# Stated goal
Print all the data, keeping every line exactly as it is.
═══ Material provided
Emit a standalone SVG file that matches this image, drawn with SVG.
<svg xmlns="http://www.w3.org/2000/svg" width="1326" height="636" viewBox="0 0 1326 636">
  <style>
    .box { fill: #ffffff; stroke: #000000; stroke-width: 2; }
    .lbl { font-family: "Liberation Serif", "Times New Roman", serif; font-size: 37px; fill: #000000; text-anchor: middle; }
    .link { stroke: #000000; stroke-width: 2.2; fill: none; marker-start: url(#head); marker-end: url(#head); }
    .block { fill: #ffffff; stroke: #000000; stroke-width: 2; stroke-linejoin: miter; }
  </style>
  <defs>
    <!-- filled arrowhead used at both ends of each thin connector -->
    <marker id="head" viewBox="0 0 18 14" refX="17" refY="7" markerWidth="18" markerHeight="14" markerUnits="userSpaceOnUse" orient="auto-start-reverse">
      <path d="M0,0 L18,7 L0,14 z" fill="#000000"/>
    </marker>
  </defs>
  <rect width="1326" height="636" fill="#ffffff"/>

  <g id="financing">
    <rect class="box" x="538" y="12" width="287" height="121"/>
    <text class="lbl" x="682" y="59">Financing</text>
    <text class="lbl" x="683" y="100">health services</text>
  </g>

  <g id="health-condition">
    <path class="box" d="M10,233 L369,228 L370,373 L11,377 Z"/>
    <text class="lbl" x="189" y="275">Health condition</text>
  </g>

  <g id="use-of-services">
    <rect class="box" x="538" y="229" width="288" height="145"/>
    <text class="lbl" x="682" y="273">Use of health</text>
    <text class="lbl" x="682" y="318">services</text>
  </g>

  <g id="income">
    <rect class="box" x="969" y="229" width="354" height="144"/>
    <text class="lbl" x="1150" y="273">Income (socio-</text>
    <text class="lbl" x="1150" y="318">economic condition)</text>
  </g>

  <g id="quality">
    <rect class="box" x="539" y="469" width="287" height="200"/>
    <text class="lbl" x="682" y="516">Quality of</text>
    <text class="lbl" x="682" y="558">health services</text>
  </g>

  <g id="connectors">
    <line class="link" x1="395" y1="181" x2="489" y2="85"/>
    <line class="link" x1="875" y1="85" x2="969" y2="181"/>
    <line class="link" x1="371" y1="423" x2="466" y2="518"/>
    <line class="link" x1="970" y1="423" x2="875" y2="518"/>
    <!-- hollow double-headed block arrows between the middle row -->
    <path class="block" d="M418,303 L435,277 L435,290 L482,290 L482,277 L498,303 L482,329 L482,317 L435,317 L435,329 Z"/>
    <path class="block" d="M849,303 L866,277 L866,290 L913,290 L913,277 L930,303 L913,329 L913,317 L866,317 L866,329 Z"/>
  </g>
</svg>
══════
# Solution for this task
Emit a standalone SVG file that matches this image, drawn with SVG.
<svg xmlns="http://www.w3.org/2000/svg" width="1326" height="636" viewBox="0 0 1326 636">
  <style>
    .box { fill: #ffffff; stroke: #000000; stroke-width: 2; }
    .lbl { font-family: "Liberation Serif", "Times New Roman", serif; font-size: 37px; fill: #000000; text-anchor: middle; }
    .link { stroke: #000000; stroke-width: 2.2; fill: none; marker-start: url(#head); marker-end: url(#head); }
    .block { fill: #ffffff; stroke: #000000; stroke-width: 2; stroke-linejoin: miter; }
  </style>
  <defs>
    <!-- filled arrowhead used at both ends of each thin connector -->
    <marker id="head" viewBox="0 0 18 14" refX="17" refY="7" markerWidth="18" markerHeight="14" markerUnits="userSpaceOnUse" orient="auto-start-reverse">
      <path d="M0,0 L18,7 L0,14 z" fill="#000000"/>
    </marker>
  </defs>
  <rect width="1326" height="636" fill="#ffffff"/>

  <g id="financing">
    <rect class="box" x="538" y="12" width="287" height="121"/>
    <text class="lbl" x="682" y="59">Financing</text>
    <text class="lbl" x="683" y="100">health services</text>
  </g>

  <g id="health-condition">
    <path class="box" d="M10,233 L369,228 L370,373 L11,377 Z"/>
    <text class="lbl" x="189" y="275">Health condition</text>
  </g>

  <g id="use-of-services">
    <rect class="box" x="538" y="229" width="288" height="145"/>
    <text class="lbl" x="682" y="273">Use of health</text>
    <text class="lbl" x="682" y="318">services</text>
  </g>

  <g id="income">
    <rect class="box" x="969" y="229" width="354" height="144"/>
    <text class="lbl" x="1150" y="273">Income (socio-</text>
    <text class="lbl" x="1150" y="318">economic condition)</text>
  </g>

  <g id="quality">
    <rect class="box" x="539" y="469" width="287" height="200"/>
    <text class="lbl" x="682" y="516">Quality of</text>
    <text class="lbl" x="682" y="558">health services</text>
  </g>

  <g id="connectors">
    <line class="link" x1="395" y1="181" x2="489" y2="85"/>
    <line class="link" x1="875" y1="85" x2="969" y2="181"/>
    <line class="link" x1="371" y1="423" x2="466" y2="518"/>
    <line class="link" x1="970" y1="423" x2="875" y2="518"/>
    <!-- hollow double-headed block arrows between the middle row -->
    <path class="block" d="M418,303 L435,277 L435,290 L482,290 L482,277 L498,303 L482,329 L482,317 L435,317 L435,329 Z"/>
    <path class="block" d="M849,303 L866,277 L866,290 L913,290 L913,277 L930,303 L913,329 L913,317 L866,317 L866,329 Z"/>
  </g>
</svg>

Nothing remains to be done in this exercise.